Le soir, au campement, projection de vidéos assez effrayantes d’attentats commis en Tchétchénie, notamment sous la conduite d’un chef djihadiste manchot. Le lendemain matin, on m’a prié de remettre la nourriture et les médicaments.
– S’agit-il de produits haram (proscrits en islam) ?, m’a demandé Belmokhtar. Viennent-ils du Canada?
– Non. Je les ai achetés moi-même au Burkina.
Avant mon départ, ” l-Laouar” est venu prendre congé. “Le chef ne fait jamais ça, m’a alors affirmé un chauffeur. Tu as réussi ta mission.”
Il avait cette manie de manie de saisir des brindilles et de les casser entre ses doigts
Au terme d’une expédition ultérieure, un djihadiste mauritanien m’a glissé que l’assistant de Robert Fowler serait mis à mort dès que j’aurais quitté les lieux. J’ai donc dit ceci à Belmokhtar: “Je ne partirai que si tu prends l’engagement de n’exécuter aucun de tes prisonniers.” Après concertation avec ses proches, il a accepté.

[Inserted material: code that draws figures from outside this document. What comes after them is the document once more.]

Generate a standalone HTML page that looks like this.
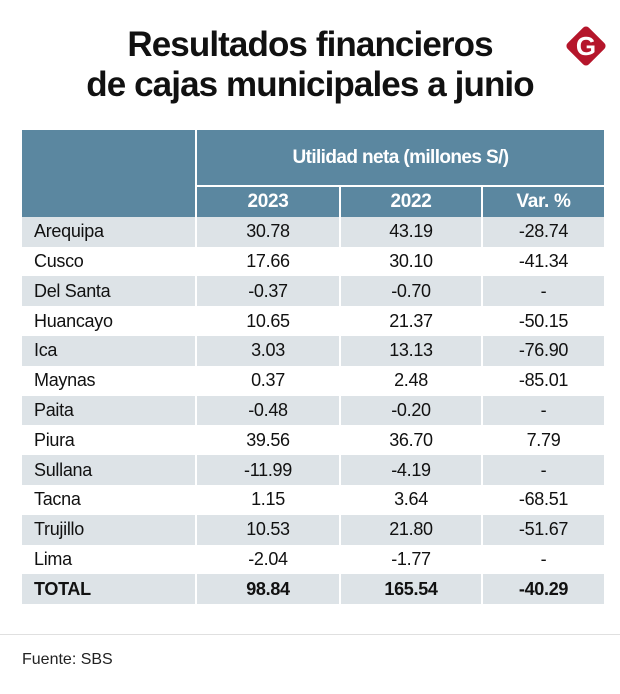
<!DOCTYPE html>
<html><head><meta charset="utf-8"><style>
body{margin:0;width:620px;height:694px;background:#fff;font-family:"Liberation Sans",sans-serif;position:relative;overflow:hidden;color:#111}
.title{position:absolute;left:0;width:620px;text-align:center;font-weight:bold;font-size:35px;letter-spacing:-0.9px;color:#111}
table{position:absolute;left:22px;top:130px;border-collapse:separate;border-spacing:2px 0;margin-left:-2px}
td{padding:0;height:29.8px;font-size:18px;text-align:center;letter-spacing:-0.3px}
td.n{text-align:left;padding-left:12px}
tr.s td{background:#dde3e7}
.h td{background:#5b87a0;color:#fff;font-weight:bold}
tr.t td{font-weight:bold}
</style></head><body>
<div class="title" style="top:25px">Resultados financieros</div>
<div class="title" style="top:65px">de cajas municipales a junio</div>
<svg style="position:absolute;left:562px;top:22px" width="48" height="48" viewBox="0 0 48 48">
<rect x="9" y="9" width="30" height="30" rx="4" transform="rotate(45 24 24)" fill="#b5162b"/>
<text x="24" y="33" text-anchor="middle" font-family="Liberation Sans" font-weight="bold" font-size="26" fill="#fff">G</text></svg>
<table id="tb">
<colgroup><col style="width:173px"><col style="width:142px"><col style="width:140px"><col style="width:121px"></colgroup>
<tr class="h"><td rowspan="2" style="height:80px"></td><td colspan="3" style="height:55px;border-bottom:2px solid #fff;font-size:19px;letter-spacing:-0.6px">Utilidad neta (millones S/)</td></tr>
<tr class="h"><td style="height:23px;font-size:19px">2023</td><td style="font-size:19px">2022</td><td style="font-size:19px">Var. %</td></tr>
</table>
<div style="position:absolute;left:0;top:634px;width:620px;height:1px;background:#e0e0e0"></div>
<div style="position:absolute;left:22px;top:651px;font-size:16px;color:#222">Fuente: SBS</div>
<script>
const names=["Arequipa","Cusco","Del Santa","Huancayo","Ica","Maynas","Paita","Piura","Sullana","Tacna","Trujillo","Lima","TOTAL"];
const v2023=["30.78","17.66","-0.37","10.65","3.03","0.37","-0.48","39.56","-11.99","1.15","10.53","-2.04","98.84"];
const v2022=["43.19","30.10","-0.70","21.37","13.13","2.48","-0.20","36.70","-4.19","3.64","21.80","-1.77","165.54"];
const vVar=["-28.74","-41.34","-","-50.15","-76.90","-85.01","-","7.79","-","-68.51","-51.67","-","-40.29"];
const tb=document.getElementById('tb');
names.forEach((n,i)=>{
  const tr=document.createElement('tr');
  
  
  if(i%2===0)tr.className='s';
  if(n==='TOTAL')tr.className+=' t';
  [n,v2023[i],v2022[i],vVar[i]].forEach((v,j)=>{
    const td=document.createElement('td');
    
    
    if(j===0)td.className='n';
    td.textContent=v;
    tr.appendChild(td);
  });
  tb.appendChild(tr);
});
</script>
</body></html>
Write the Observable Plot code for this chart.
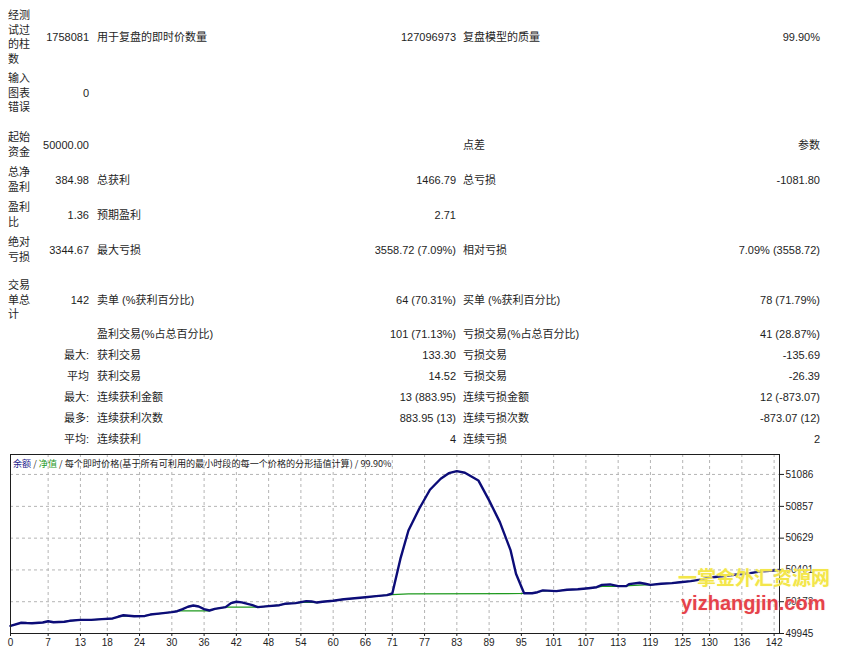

Quand nous parlions, Mokhtar Belmokhtar ne me regardait jamais dans les yeux. Et il avait cette manie de manie de saisir des brindilles et de les casser entre ses doigts. Un jour, je l’ai vu pleurer devant moi, lorsque je lui ai parlé de son enfance et de ses parents. Son père et sa mère lui avaient, semble-t-il, été envoyés par les services de sécurité algériens. “Ils m’ont demandé de l’aide, m’a-t-il confié, mais je n’ai rien pu faire pour eux. Depuis que j’ai quitté mon pays pour le Djihad en Afghanistan, je n’ai jamais eu un centime à moi. Je ne fais que gérer les fonds de la Guerre sainte, dont je ne suis nullement le propriétaire.”